Bulletin 30 / Décembre 2006

Les sujets de l'Etat

Question 2006 Q 13

de Mme Freyss-Béguin, de Paris

Que signifie « sujet de l’Etat » ?

Réponse 2006 R 13

Réponse de Germain Hausmann

Avant 1848, la procédure de naturalisation se passait dans le sens contraire de ce qui se fait d’aujourd’hui, c’est à dire que le futur Neuchâtelois demandait d’abord la naturalisation de l’Etat de Neuchâtel. Une fois celle-ci obtenue, il devait trouver une commune qui voulait bien l’accepter. Cette quête n’était pas facile, car presque toutes les communes étaient totalement fermée et n’acceptaient aucun nouveau membre. C’est ainsi que beaucoup de personnes sont restées neuchâteloises, mais sans commune. On les a appelés « sujet de l’Etat« .
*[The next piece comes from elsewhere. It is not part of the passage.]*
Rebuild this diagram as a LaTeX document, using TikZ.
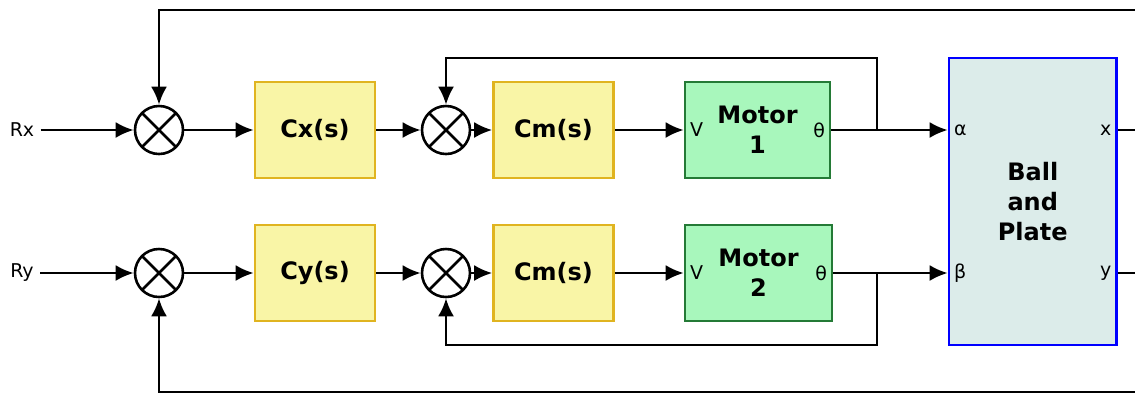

Les personnes sans commune d’origine se répartissaient en plusieurs catégories :

  • il y avait les « heimatlos » au sens strict (ce que nous appellerions aujourd’hui des apatrides). Aucun Etat ne les reconnaît comme ses ressortissants.
  • il y avait les « descendants d’huguenots« , qui avaient été reçus dans des conditions spécifiques dès 1707. En fait, on leur avait délivré des papiers qui leur servaient pour poursuivre leur route en direction de la Prusse. Mais certains sont restés chez nous et avaient ce statut intermédiaire.
  • il y avait les « sujets de l’Etat » que l’on peut diviser en 3 groupes :
    • 1. les descendants illégitimes de Neuchâtelois.
    • 2a. les naturalisés par l’Etat qui n’avaient pu ou voulu acquérir une commune d’origine. Si c’étaient des personnes d’origine étrangère, elles n’étaient que sujets de l’Etat.
    • 2b. Idem. Si c’étaient des personnes d’origine suisse, elles étaient sujets de l’Etat et originaires d’une commune d’un autre canton.

En 1863, tous les heimatlos et sujets de l’Etat ont été répartis dans les communes neuchâteloise, sauf ceux de la dernière catégorie (la catégorie 2b).

Il faut comprendre que les communes n’étaient pas très enthousiastes à l’idée d’augmenter le nombre de leurs ressortissants (et de leurs assistés éventuels). Aussi, on a considéré que les personnes qui faisaient partie de cette catégorie 2b étaient suffisamment
« couvertes » en ayant déjà une commune d’origine et qu’il était inutile de leur en donner une deuxième, neuchâteloise. Ils sont donc restés sujets de l’Etat de Neuchâtel jusque dans les années 1954, où leur statut, extraordinaire, a commencé à déranger. Ils ont alors été « donnés » à la commune de Neuchâtel.

Pour conclure, rappelons qu’en Suisse il n’existe pas de nationalité suisse stricto sensu. Chacun est ressortissant d’un canton et c’est le fait qu’il soit Neuchâtelois, Vaudois, Bernois, etc. qui le fait appartenir à la Suisse.